Your task is to retype the lines from the opening of the material through the line that includes "import plotly.graph_objects as go". Do not copy the pictures.

*****

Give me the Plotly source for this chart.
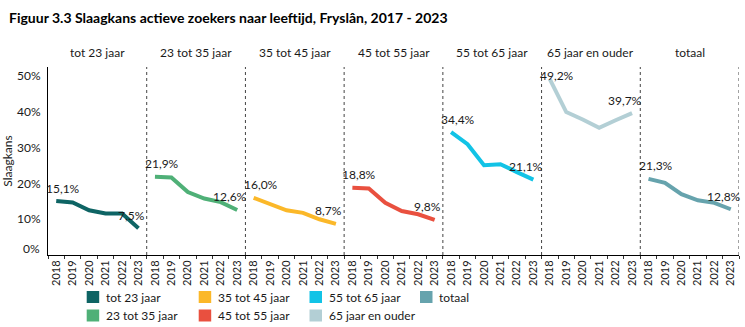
import plotly.graph_objects as go

# ---------------- data ----------------
YEARS = ["2018", "2019", "2020", "2021", "2022", "2023"]
GROUPS = ["tot 23 jaar", "23 tot 35 jaar", "35 tot 45 jaar", "45 tot 55 jaar",
          "55 tot 65 jaar", "65 jaar en ouder", "totaal"]
tot_23 = [0.151, 0.147, 0.125, 0.116, 0.116, 0.075]
van_23_tot_35 = [0.219, 0.217, 0.176, 0.158, 0.148, 0.126]
van_35_tot_45 = [0.160, 0.142, 0.125, 0.118, 0.100, 0.087]
van_45_tot_55 = [0.188, 0.186, 0.146, 0.123, 0.114, 0.098]
van_55_tot_65 = [0.344, 0.310, 0.251, 0.254, 0.232, 0.211]
ouder_65 = [0.492, 0.400, 0.379, 0.356, 0.377, 0.397]
totaal = [0.213, 0.202, 0.170, 0.153, 0.146, 0.128]
SERIES = [tot_23, van_23_tot_35, van_35_tot_45, van_45_tot_55, van_55_tot_65, ouder_65, totaal]
Y_TICKS = [0.0, 0.1, 0.2, 0.3, 0.4, 0.5]
Y_TICK_LABELS = ["0%", "10%", "20%", "30%", "40%", "50%"]

COLORS = ["#0e6464", "#4fb077", "#fbb829", "#e9503f", "#12c3e6", "#b3cfd5", "#66a3ad"]

FONT = "Lato"
TXT = "#1a1a1a"

# plot area in pixels
L, R, T, B = 48, 739, 67, 255
W, H = 745, 327
YMAX = 0.526


def px2x(px):
    return (px - L) / (R - L)


def py2y(py):
    return (B - py) / (B - T)


fig = go.Figure()

n = len(YEARS)
xvals = []
xtext = []
for g in range(len(GROUPS)):
    for i, yr in enumerate(YEARS):
        xvals.append(g * n + i)
        xtext.append(yr)

annotations = []
for g, (name, vals, col) in enumerate(zip(GROUPS, SERIES, COLORS)):
    xs = [g * n + i for i in range(n)]
    fig.add_trace(go.Scatter(x=xs, y=vals, mode="lines", name=name,
                             line=dict(color=col, width=4), showlegend=False,
                             hoverinfo="skip"))
    # data labels first & last
    for idx, xsh in ((0, 7), (n - 1, -7)):
        v = vals[idx]
        ppx = T + (YMAX - v) / YMAX * (B - T)
        ysh = min(13, ppx - 75.5)
        annotations.append(dict(x=xs[idx], y=v, xref="x", yref="y",
                                text=f"{v * 100:.1f}".replace(".", ",") + "%",
                                showarrow=False, xshift=xsh, yshift=ysh,
                                xanchor="center", yanchor="middle",
                                font=dict(family=FONT, size=12, color=TXT)))
    # panel title
    annotations.append(dict(x=g * n + (n - 1) / 2, y=py2y(52), xref="x", yref="paper",
                            text=name, showarrow=False, xanchor="center", yanchor="middle",
                            font=dict(family=FONT, size=12, color=TXT)))

shapes = []
for g in range(1, len(GROUPS) + 1):
    shapes.append(dict(type="line", xref="x", yref="paper", x0=g * n - 0.5, x1=g * n - 0.5,
                       y0=0, y1=1, line=dict(color="#444444", width=1, dash="dot")))

# 0% tick label (sits slightly above the axis line)
annotations.append(dict(x=0, y=Y_TICKS[0], xref="paper", yref="y", text=Y_TICK_LABELS[0],
                        showarrow=False, xanchor="right", yanchor="middle", xshift=-6, yshift=7,
                        font=dict(family=FONT, size=12, color=TXT)))

# title
annotations.append(dict(x=px2x(7), y=py2y(17), xref="paper", yref="paper",
                        text="<b>Figuur 3.3 Slaagkans actieve zoekers naar leeftijd, Fryslân, 2017 - 2023</b>",
                        showarrow=False, xanchor="left", yanchor="middle",
                        font=dict(family=FONT, size=14, color="#000000")))

# legend (column-major, two rows)
leg_cols = [86.7, 198.7, 309.5, 420.0]
leg_rows = [297.0, 315.5]
for k, (name, col) in enumerate(zip(GROUPS, COLORS)):
    c, r = k // 2, k % 2
    x0 = leg_cols[c]
    yc = leg_rows[r]
    shapes.append(dict(type="rect", xref="paper", yref="paper",
                       x0=px2x(x0), x1=px2x(x0 + 12.5), y0=py2y(yc + 6), y1=py2y(yc - 6),
                       fillcolor=col, line=dict(width=0)))
    annotations.append(dict(x=px2x(x0 + 17.5), y=py2y(yc), xref="paper", yref="paper",
                            text=name, showarrow=False, xanchor="left", yanchor="middle",
                            font=dict(family=FONT, size=12, color=TXT)))

fig.update_layout(
    width=W, height=H,
    margin=dict(l=L, r=W - R, t=T, b=H - B),
    paper_bgcolor="white", plot_bgcolor="white",
    showlegend=False,
    shapes=shapes, annotations=annotations,
    font=dict(family=FONT, size=12, color=TXT),
    xaxis=dict(range=[-0.5, len(GROUPS) * n - 0.5], tickmode="array", tickvals=xvals,
               ticktext=xtext, tickangle=-90, ticks="", showgrid=False, zeroline=False,
               showline=True, linecolor="#000000", linewidth=1,
               tickfont=dict(family=FONT, size=11, color=TXT),
               minor=dict(tick0=-0.5, dtick=1, ticks="outside", ticklen=3,
                          tickcolor="#333333", showgrid=False)),
    yaxis=dict(range=[0, YMAX], tickmode="array", tickvals=Y_TICKS[1:], ticktext=Y_TICK_LABELS[1:],
               ticks="", showgrid=False, zeroline=False, showline=True, linecolor="#000000",
               linewidth=1, ticklabelstandoff=4,
               tickfont=dict(family=FONT, size=12, color=TXT),
               title=dict(text="Slaagkans", standoff=4, font=dict(family=FONT, size=12, color=TXT))),
)

fig.write_html("out.html")
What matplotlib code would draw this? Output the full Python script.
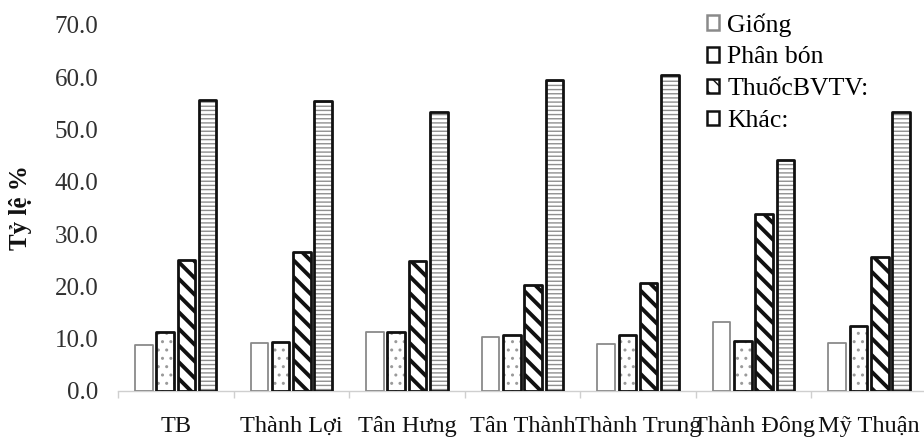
import matplotlib
matplotlib.use("Agg")
import matplotlib.pyplot as plt
from matplotlib.patches import Patch
import numpy as np

plt.rcParams['font.family'] = ['Liberation Serif', 'DejaVu Serif']

categories = ["TB", "Thành Lợi", "Tân Hưng", "Tân Thành", "Thành Trung", "Thành Đông", "Mỹ Thuận"]
giong = [8.8, 9.1, 11.3, 10.4, 9.0, 13.1, 9.1]
phan_bon = [11.2, 9.4, 11.2, 10.7, 10.7, 9.6, 12.5]
thuoc_bvtv = [25.1, 26.5, 24.9, 20.3, 20.6, 33.9, 25.6]
khac = [55.6, 55.4, 53.4, 59.5, 60.4, 44.1, 53.3]
series_labels = ["Giống", "Phân bón", "ThuốcBVTV:", "Khác:"]
y_ticks = [0, 10, 20, 30, 40, 50, 60, 70]

fig = plt.figure(figsize=(9.24, 4.37), dpi=100)
ax = fig.add_axes([0.1277, 0.1053, 0.8755, 0.8375])

x = np.arange(len(categories))
step = 0.184
width = 0.152

# (values, hatch, hatch colour, outline colour, outline width, hatch width)
styles = [
    (giong, None, None, '#8a8a8a', 1.3, 1.0),
    (phan_bon, '..', '#9a9a9a', '#111111', 2.0, 1.0),
    (thuoc_bvtv, '\\\\', '#111111', '#111111', 2.0, 2.8),
    (khac, '----', '#8f8f8f', '#111111', 2.0, 1.0),
]

for i, (vals, hatch, hcol, ecol, lw, hlw) in enumerate(styles):
    pos = x + (i - 1.5) * step
    if hatch is not None:
        with plt.rc_context({'hatch.linewidth': hlw}):
            bars = ax.bar(pos, vals, width, color='white', hatch=hatch,
                          edgecolor=hcol, linewidth=0, zorder=2)
        for b in bars:
            if hasattr(b, 'set_hatch_linewidth'):
                b.set_hatch_linewidth(hlw)
    ax.bar(pos, vals, width, fill=False, edgecolor=ecol, linewidth=lw,
           zorder=3, joinstyle='round')

ax.set_xlim(-0.5, len(categories) - 0.5)
ax.set_ylim(0, 70)
ax.set_yticks(y_ticks)
ax.set_yticklabels([f"{v:.1f}" for v in y_ticks], fontsize=18, color='#303030')
ax.tick_params(axis='y', length=0, pad=14)

ax.set_xticks(x)
ax.set_xticklabels(categories, fontsize=17.5, color='#111111')
ax.set_xticks(np.arange(-0.5, len(categories) + 0.5, 1), minor=True)
ax.tick_params(axis='x', which='major', length=0, pad=18)
ax.tick_params(axis='x', which='minor', length=5, color='#cfcfcf', width=1)

for s in ['left', 'right', 'top']:
    ax.spines[s].set_visible(False)
ax.spines['bottom'].set_color('#cfcfcf')
ax.spines['bottom'].set_linewidth(1.0)

fig.text(0.022, 0.524, "Tỷ lệ %", rotation=90, fontsize=18, fontweight='bold',
         ha='center', va='center', color='#111111')

handles = []
for i, (vals, hatch, hcol, ecol, lw, hlw) in enumerate(styles):
    handles.append(Patch(facecolor='white', edgecolor=ecol, linewidth=1.8,
                         hatch=None if i != 2 else '\\\\'))
leg = fig.legend(handles, series_labels, loc='upper left',
                 bbox_to_anchor=(0.748, 1.005), frameon=False, fontsize=18.5,
                 handlelength=0.5, handleheight=0.5, handletextpad=0.3,
                 labelspacing=0.38, borderaxespad=0.2)

fig.savefig("out.png", dpi=100)
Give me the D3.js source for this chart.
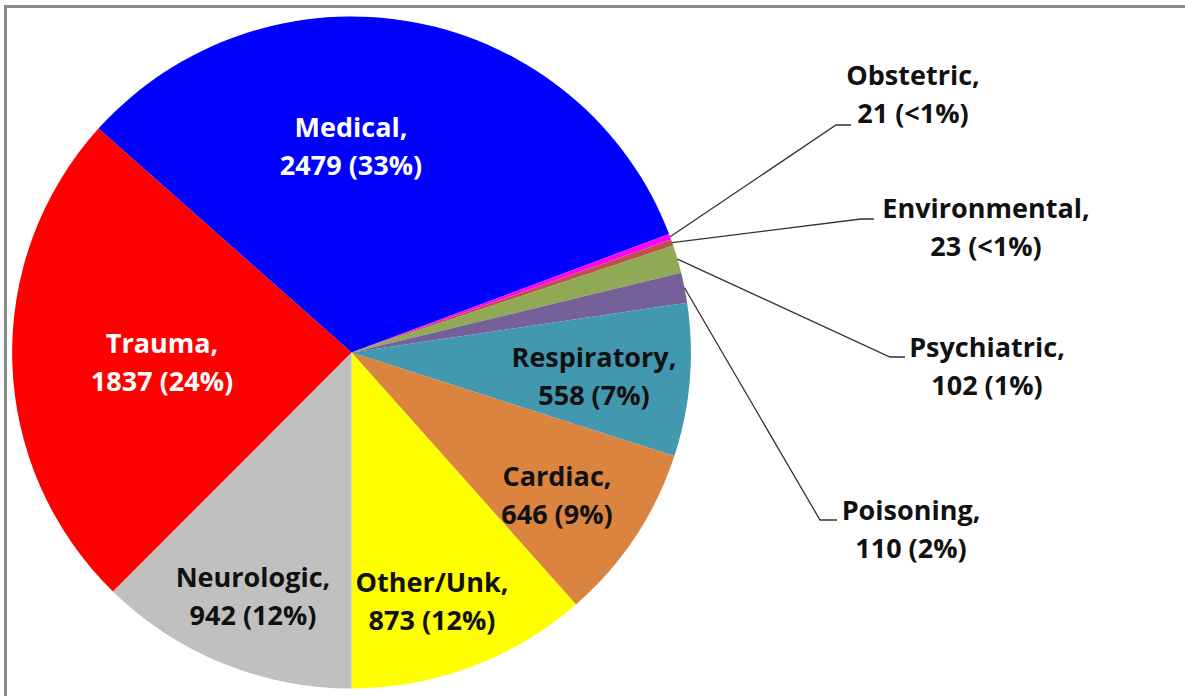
<!DOCTYPE html>
<html><head><meta charset="utf-8">
<script src="https://cdn.jsdelivr.net/npm/d3@7"></script>
<style>
html,body{margin:0;padding:0;background:#fff;}
svg{display:block;}
text{font-family:"Open Sans",sans-serif;font-weight:bold;font-size:27px;}
</style></head>
<body>
<script>
// Data (clockwise order starting with Medical)
const categories = ["Medical","Obstetric","Environmental","Psychiatric","Poisoning","Respiratory","Cardiac","Other/Unk","Neurologic","Trauma"];
const values = [2479,21,23,102,110,558,646,873,942,1837];
const pctLabels = ["33%","<1%","<1%","1%","2%","7%","9%","12%","12%","24%"];
const colors = ["#0000FF","#FF00FF","#C0504D","#8FA955","#76609A","#4198AF","#DA8440","#FFFF00","#C0C0C0","#FF0000"];
const textColors = ["#fff","#111","#111","#111","#111","#111","#111","#111","#111","#fff"];

// Layout (label anchors: center x, first baseline y), leader elbows for outside labels
const W = 1185, H = 696;
const cx = 351.5, cy = 352.5, R = 336, sx = 1.01;
const labelLayout = {
  "Medical":[351,137], "Trauma":[162,353], "Neurologic":[253,587], "Other/Unk":[432,592],
  "Cardiac":[557,486], "Respiratory":[594,367],
  "Obstetric":[913,85], "Environmental":[986,218], "Psychiatric":[987,357], "Poisoning":[911,520]
};
const leaders = {
  "Obstetric":[[836,125],[851,125]],
  "Environmental":[[861,219],[874,219]],
  "Psychiatric":[[890,357],[905,357]],
  "Poisoning":[[820,520],[837,520]]
};
const lineGap = 38;

const svg = d3.select("body").append("svg").attr("width", W).attr("height", H);
svg.append("rect").attr("width",W).attr("height",H).attr("fill","#fff");
// frame
svg.append("path").attr("d",`M5.5,${H+5} V6.5 H${W+5}`).attr("fill","none").attr("stroke","#8a8a8a").attr("stroke-width",3);

const total = d3.sum(values);
const idxNeuro = categories.indexOf("Neurologic");
const before = d3.sum(values.slice(0, idxNeuro));
const start = Math.PI - before / total * 2 * Math.PI;

const pie = d3.pie().sort(null).value(d => d).startAngle(start).endAngle(start + 2*Math.PI);
const arcs = pie(values);
const arc = d3.arc().innerRadius(0).outerRadius(R);
const edgeArc = d3.arc().innerRadius(R).outerRadius(R);

const g = svg.append("g").attr("transform", `translate(${cx},${cy}) scale(${sx},1)`);
g.selectAll("path.slice").data(arcs).join("path").attr("class","slice")
  .attr("d", arc).attr("fill", (d,i) => colors[i]);

// leaders
categories.forEach((c,i) => {
  if (!leaders[c]) return;
  const p = edgeArc.centroid(arcs[i]);
  const pts = [[cx+p[0]*sx, cy+p[1]], ...leaders[c]];
  svg.append("path").attr("d", d3.line()(pts)).attr("fill","none").attr("stroke","#333").attr("stroke-width",1.3);
});

// labels
categories.forEach((c,i) => {
  const [x,y] = labelLayout[c];
  const t = svg.append("text").attr("text-anchor","middle").attr("fill", textColors[i]);
  t.append("tspan").attr("x",x).attr("y",y).text(c + ",");
  t.append("tspan").attr("x",x).attr("y",y+lineGap).text(`${values[i]} (${pctLabels[i]})`);
});
</script>
</body></html>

*****

# [RIGHT ANSWER]
Give me the Plotly source for this chart.
import plotly.graph_objects as go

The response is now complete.